* RECORDS SUPPLIED
* Begin *
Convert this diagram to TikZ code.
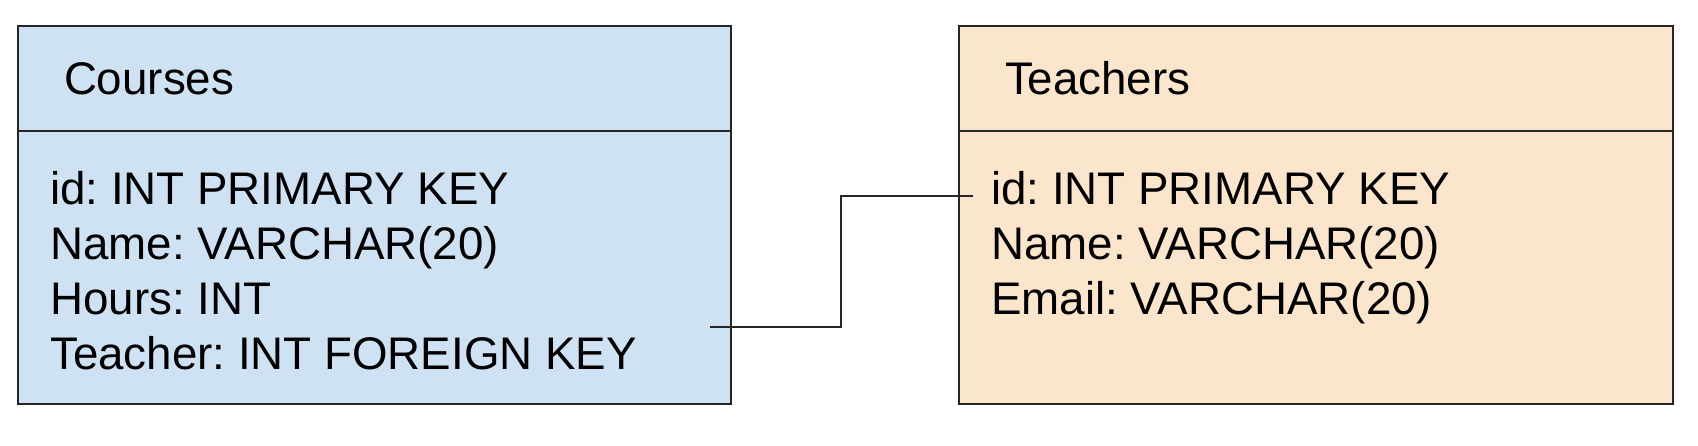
\documentclass[tikz,border=0pt]{standalone}
\usepackage{fontspec}
\setmainfont{Liberation Sans}
\usetikzlibrary{positioning}
\frenchspacing

\definecolor{courseblue}{HTML}{CFE2F3}
\definecolor{teacherorange}{HTML}{FCE5CD}

\tikzset{
  tablehead/.style={draw=black!85, line width=1.8pt, outer sep=0pt,
    inner xsep=46pt, inner ysep=0pt, minimum height=105pt, align=left,
    font=\fontsize{45.7}{54}\selectfont},
  tablebody/.style={draw=black!85, line width=1.8pt, outer sep=0pt,
    inner sep=0pt, minimum height=273pt},
  field/.style={inner sep=0pt, anchor=base west, font=\fontsize{45.7}{54}\selectfont},
  link/.style={draw=black!85, line width=1.6pt},
}

\begin{document}
\begin{tikzpicture}[x=1pt, y=-1pt]
  \useasboundingbox (0,0) rectangle (1698,446);

  % tables
  \node[tablehead, fill=courseblue, text width=621pt, anchor=north west] (courseshead) at (18,26) {Courses};
  \node[tablebody, fill=courseblue, minimum width=713pt, below=0pt of courseshead] (coursesbody) {};
  \node[tablehead, fill=teacherorange, text width=622pt, right=228pt of courseshead] (teachershead) {Teachers};
  \node[tablebody, fill=teacherorange, minimum width=714pt, below=0pt of teachershead] (teachersbody) {};

  % columns
  \foreach \fld [count=\i] in {id: INT PRIMARY KEY, Name: VARCHAR(20), Hours: INT, Teacher: INT FOREIGN KEY}
    \node[field] (cf\i) at (50, 205+54.7*\i-54.7) {\fld};
  \foreach \fld [count=\i] in {id: INT PRIMARY KEY, Name: VARCHAR(20), Email: VARCHAR(20)}
    \node[field] (tf\i) at (991, 205+54.7*\i-54.7) {\fld};

  % foreign key link
  \coordinate (fk) at (710,327);
  \coordinate (bend) at (841,327);
  \coordinate (pk) at (973,196);
  \draw[link] (fk) -- (bend) |- (pk);
\end{tikzpicture}
\end{document}
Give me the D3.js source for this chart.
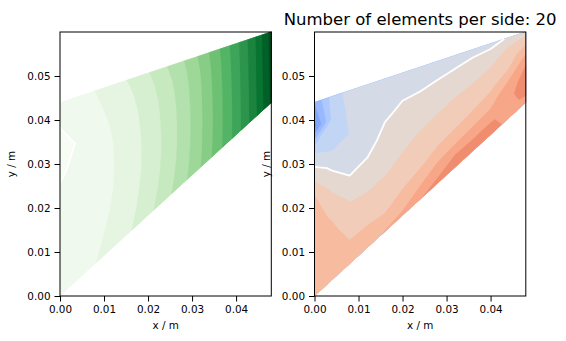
<!DOCTYPE html>
<html>
<head>
<meta charset="utf-8">
<script src="https://cdn.jsdelivr.net/npm/d3@7"></script>
<style>
  body { margin: 0; background: #fff; }
  svg text { font-family: "DejaVu Sans", sans-serif; fill: #000; }
</style>
</head>
<body>
<svg id="fig" width="566" height="341"></svg>
<script>
// Cook's membrane geometry (m)
const xExtent = [0, 0.048];
const yExtent = [0, 0.06];
const bottomEdgeY = [0, 0.044];   // y of lower edge at x = 0 and x = 0.048
const topEdgeY = [0.044, 0.06];   // y of upper edge at x = 0 and x = 0.048

const xTicks = [0, 0.01, 0.02, 0.03, 0.04];
const yTicks = [0, 0.01, 0.02, 0.03, 0.04, 0.05];

// Nodal values on a 13 x 9 structured grid of the membrane:
// columns run along x, rows run from the lower edge (first) to the upper edge (last).
const displacement = [
  [0.03, 0.45, 0.97, 1.45, 1.95, 2.70, 3.65, 4.70, 6.00, 7.60, 9.40, 11.50, 14.20],
  [0.03, 0.35, 0.80, 1.21, 1.75, 2.48, 3.44, 4.55, 5.91, 7.55, 9.40, 11.52, 14.22],
  [0.03, 0.25, 0.69, 1.06, 1.63, 2.34, 3.31, 4.45, 5.86, 7.53, 9.41, 11.55, 14.25],
  [0.04, 0.18, 0.62, 0.98, 1.56, 2.26, 3.25, 4.40, 5.84, 7.53, 9.42, 11.57, 14.27],
  [0.10, 0.13, 0.60, 0.95, 1.55, 2.25, 3.25, 4.40, 5.85, 7.55, 9.45, 11.60, 14.30],
  [-0.05, 0.10, 0.62, 0.98, 1.59, 2.30, 3.30, 4.44, 5.89, 7.59, 9.48, 11.62, 14.32],
  [-0.45, 0.08, 0.67, 1.06, 1.67, 2.39, 3.39, 4.52, 5.95, 7.64, 9.52, 11.65, 14.35],
  [0.02, 0.20, 0.79, 1.24, 1.84, 2.58, 3.58, 4.66, 6.06, 7.72, 9.56, 11.67, 14.37],
  [0.04, 0.50, 1.01, 1.55, 2.12, 2.92, 3.90, 4.92, 6.24, 7.84, 9.62, 11.70, 14.40]
];
const stress = [
  [2.50, 2.50, 2.40, 2.85, 3.05, 3.25, 3.95, 4.30, 4.40, 4.50, 4.35, 3.80, 3.70],
  [2.50, 2.40, 2.05, 2.05, 1.97, 2.30, 2.77, 3.45, 3.95, 3.95, 4.05, 3.85, 4.10],
  [2.45, 2.25, 1.55, 1.55, 1.50, 1.67, 1.89, 2.26, 2.50, 2.95, 3.20, 3.85, 4.30],
  [2.40, 1.80, 0.90, 0.80, 0.95, 1.20, 1.47, 1.69, 1.87, 2.10, 2.50, 3.60, 4.30],
  [2.15, 0.80, 0.05, 0.25, 0.60, 0.82, 1.06, 1.25, 1.45, 1.60, 1.85, 2.75, 4.10],
  [0.60, -0.25, -0.60, -0.35, 0.30, 0.48, 0.63, 0.80, 1.00, 1.15, 1.40, 1.90, 3.40],
  [-1.20, -1.45, -0.98, -0.60, -0.11, 0.16, 0.22, 0.36, 0.50, 0.70, 0.97, 1.50, 2.50],
  [-5.40, -1.80, -0.80, -0.60, -0.50, -0.20, -0.20, -0.10, 0.02, 0.15, 0.35, 1.10, 1.60],
  [-4.00, -1.60, -0.60, -0.50, -0.50, -0.45, -0.45, -0.35, -0.30, -0.25, -0.30, 0.10, 0.60]
];

const displacementLevels = [-1, 0, 1, 2, 3, 4, 5, 6, 7, 8, 9, 10, 11, 12, 13, 14, 15];
const displacementNorm = [-0.25, 14.8];
const stressLevels = [-6, -5, -4, -3, -2, -1, 0, 1, 2, 3, 4, 5];
const stressNorm = [-8, 8];
const isoLevel = 0;

const titleText = "Number of elements per side: 20";

// Colormaps
const greensStops = ["#f7fcf5", "#e5f5e0", "#c7e9c0", "#a1d99b", "#74c476",
                     "#41ab5d", "#238b45", "#006d2c", "#00441b"];
const greens = d3.scaleLinear()
  .domain(d3.range(greensStops.length).map(i => i / (greensStops.length - 1)))
  .range(greensStops).interpolate(d3.interpolateRgb).clamp(true);

const coolwarmStops = [
  [59,76,192],[68,90,204],[77,104,215],[87,117,225],[98,130,234],[108,142,241],
  [119,154,247],[130,165,251],[141,176,254],[152,185,255],[163,194,255],[174,201,253],
  [184,208,249],[194,213,244],[204,217,238],[213,219,230],[221,221,221],[229,216,209],
  [236,211,197],[241,204,185],[245,196,173],[247,187,160],[247,177,148],[247,166,135],
  [244,154,123],[241,141,111],[236,127,99],[229,112,88],[222,96,77],[213,80,66],
  [203,62,56],[192,40,47],[180,4,38]
];
const coolwarm = d3.scaleLinear()
  .domain(coolwarmStops.map((_, i) => i / (coolwarmStops.length - 1)))
  .range(coolwarmStops.map(c => d3.rgb(c[0], c[1], c[2])))
  .interpolate(d3.interpolateRgb).clamp(true);

// colour of the band between levels[k] and levels[k+1]
const bandColor = (cmap, levels, norm) => k =>
  cmap(((levels[k] + levels[k + 1]) / 2 - norm[0]) / (norm[1] - norm[0]));

const svg = d3.select("#fig");

const panels = [
  { left: 60, right: 271.3, grid: displacement, levels: displacementLevels,
    color: bandColor(greens, displacementLevels, displacementNorm) },
  { left: 314.5, right: 525.8, grid: stress, levels: stressLevels,
    color: bandColor(coolwarm, stressLevels, stressNorm) }
];
const plotTop = 32, plotBottom = 296;

function edgeY(edge, x) {
  return edge[0] + (edge[1] - edge[0]) * (x - xExtent[0]) / (xExtent[1] - xExtent[0]);
}

panels.forEach((p, pi) => {
  const xs = d3.scaleLinear().domain(xExtent).range([p.left, p.right]);
  const ys = d3.scaleLinear().domain(yExtent).range([plotBottom, plotTop]);
  const g = svg.append("g");

  const n = p.grid[0].length, m = p.grid.length;
  const values = p.grid.flat();

  // grid coordinates -> parametric (u, v) -> physical -> pixels
  const param = (c, r) => [
    Math.max(0, Math.min(1, (c - 0.5) / (n - 1))),
    Math.max(0, Math.min(1, (r - 0.5) / (m - 1)))
  ];
  const toPixel = (u, v) => {
    const x = xExtent[0] + u * (xExtent[1] - xExtent[0]);
    const yb = edgeY(bottomEdgeY, x), yt = edgeY(topEdgeY, x);
    return [xs(x), ys(yb + v * (yt - yb))];
  };
  const projection = d3.geoTransform({
    point(c, r) { const q = param(c, r); const px = toPixel(q[0], q[1]); this.stream.point(px[0], px[1]); }
  });
  const path = d3.geoPath(projection);

  // filled bands
  const bands = d3.contours().size([n, m]).thresholds(p.levels.slice(0, -1))(values);
  g.selectAll("path.band").data(bands).join("path")
    .attr("class", "band")
    .attr("d", path)
    .attr("fill", (d, k) => p.color(k))
    .attr("stroke", (d, k) => p.color(k))
    .attr("stroke-width", 0.3);

  // isoline, drawn only where it runs through the interior
  const iso = d3.contours().size([n, m]).thresholds([isoLevel])(values)[0];
  const onBoundary = (a, b) =>
    (a[0] === b[0] && (a[0] === 0 || a[0] === 1)) ||
    (a[1] === b[1] && (a[1] === 0 || a[1] === 1));
  let dStr = "";
  iso.coordinates.forEach(poly => poly.forEach(ring => {
    const pts = ring.map(pt => param(pt[0], pt[1]));
    let open = false;
    for (let i = 1; i < pts.length; i++) {
      const a = pts[i - 1], b = pts[i];
      if (onBoundary(a, b)) { open = false; continue; }
      const pa = toPixel(a[0], a[1]), pb = toPixel(b[0], b[1]);
      if (!open) { dStr += `M${pa[0].toFixed(2)},${pa[1].toFixed(2)}`; open = true; }
      dStr += `L${pb[0].toFixed(2)},${pb[1].toFixed(2)}`;
    }
  }));
  g.append("path").attr("d", dStr).attr("fill", "none")
    .attr("stroke", "#fff").attr("stroke-width", 1.8)
    .attr("stroke-linejoin", "round").attr("stroke-linecap", "round");

  // axes
  const xAxis = d3.axisBottom(xs).tickValues(xTicks).tickFormat(d3.format(".2f"))
    .tickSize(5.5).tickPadding(4).tickSizeOuter(0);
  const yAxis = d3.axisLeft(ys).tickValues(yTicks).tickFormat(d3.format(".2f"))
    .tickSize(5.5).tickPadding(4).tickSizeOuter(0);
  const gx = svg.append("g").attr("transform", `translate(0,${plotBottom})`).call(xAxis);
  const gy = svg.append("g").attr("transform", `translate(${p.left},0)`).call(yAxis);
  [gx, gy].forEach(a => {
    a.select(".domain").remove();
    a.selectAll("line").attr("stroke", "#000").attr("stroke-width", 1);
    a.selectAll("text").attr("font-size", 10.4).attr("font-family", "DejaVu Sans").attr("fill", "#000");
  });

  svg.append("rect")
    .attr("x", p.left).attr("y", plotTop)
    .attr("width", p.right - p.left).attr("height", plotBottom - plotTop)
    .attr("fill", "none").attr("stroke", "#000").attr("stroke-width", 1);

  svg.append("text")
    .attr("x", (p.left + p.right) / 2).attr("y", 329)
    .attr("text-anchor", "middle").attr("font-size", 10.4)
    .text("x / m");
  svg.append("text")
    .attr("transform", `translate(${p.left - 45},${(plotTop + plotBottom) / 2}) rotate(-90)`)
    .attr("text-anchor", "middle").attr("font-size", 10.4)
    .text("y / m");

  if (pi === 1) {
    svg.append("text")
      .attr("x", (p.left + p.right) / 2).attr("y", 25)
      .attr("text-anchor", "middle").attr("font-size", 16.5)
      .text(titleText);
  }
});
</script>
</body>
</html>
* End *
* DIRECTIVE
Quote the records above exactly, from the first line through the line containing "(0,0) rectangle (1698,446);", and leave out the pictures.

* RESULT OF THE TASK
Convert this diagram to TikZ code.
\documentclass[tikz,border=0pt]{standalone}
\usepackage{fontspec}
\setmainfont{Liberation Sans}
\usetikzlibrary{positioning}
\frenchspacing

\definecolor{courseblue}{HTML}{CFE2F3}
\definecolor{teacherorange}{HTML}{FCE5CD}

\tikzset{
  tablehead/.style={draw=black!85, line width=1.8pt, outer sep=0pt,
    inner xsep=46pt, inner ysep=0pt, minimum height=105pt, align=left,
    font=\fontsize{45.7}{54}\selectfont},
  tablebody/.style={draw=black!85, line width=1.8pt, outer sep=0pt,
    inner sep=0pt, minimum height=273pt},
  field/.style={inner sep=0pt, anchor=base west, font=\fontsize{45.7}{54}\selectfont},
  link/.style={draw=black!85, line width=1.6pt},
}

\begin{document}
\begin{tikzpicture}[x=1pt, y=-1pt]
  \useasboundingbox (0,0) rectangle (1698,446);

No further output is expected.